I am so in love, in New ways and in the ways I was in love before. I am happy, I have a great life, and I truly believe that.
This life isn’t for everyone. I’ll always live with the thought in my head. But I also get to realize that a mistake was made, love was lost for a short time, but that H and I realized we were both wrong and found love again.
If you can fall in love once, I believe you can do it again with the same person. If you really want to.
So, mentally I still struggle sometimes, but less and less each day. I choose to feel love during the times I struggle most and that gets me through it.

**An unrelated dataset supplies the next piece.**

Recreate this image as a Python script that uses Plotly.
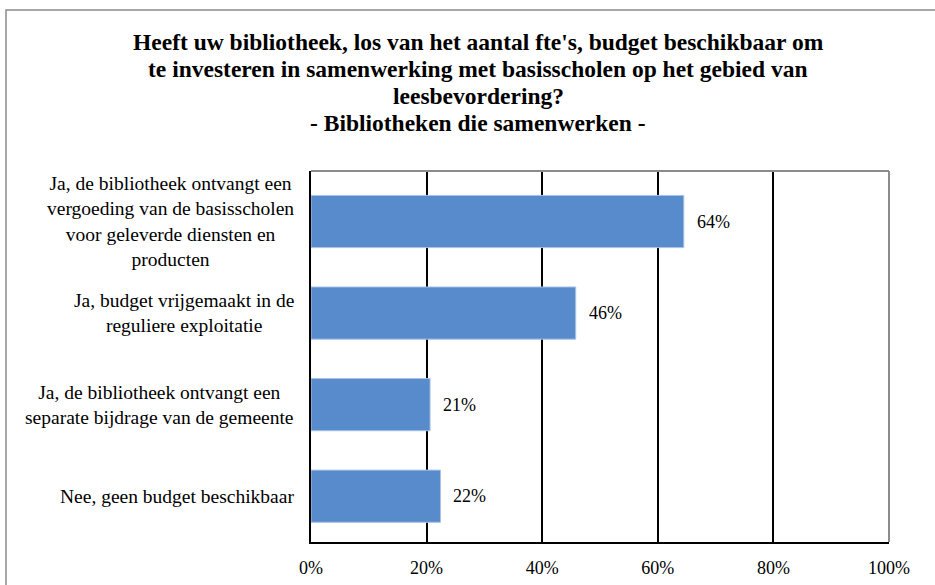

In love, I’m doing great. My marriage is doing well for now. And I hope it does t stop. I’d be naive if I told you I saw it working out forever. But in my heart I feel that it will. But I’m no fool. It happened once, so it certainly could again. But for now, I won’t let those thoughts in.
I am happy, healthy and in love.
Mentally I’m more stable than I’ve ever been.
GO GET HELP. I don’t care if you feel fine. Get help. Figure out yourself and discover your own baggage. You need to work on you before you can work on your marriage.
And that is all. I hope ove helped.
I know my way isn’t everyone’s way. I know some of you may laugh at my naive way of thinking. Maybe you’re laughing at how I trusted so fast. And that’s fine. Laugh, question my ways and don’t try out my tactics. I honestly don’t expect everyone to try my ways. But what do you have to lose? Your heart is already broken…. so if it doesn’t work, your heart remains broken. If it does work…. well…. that would be great!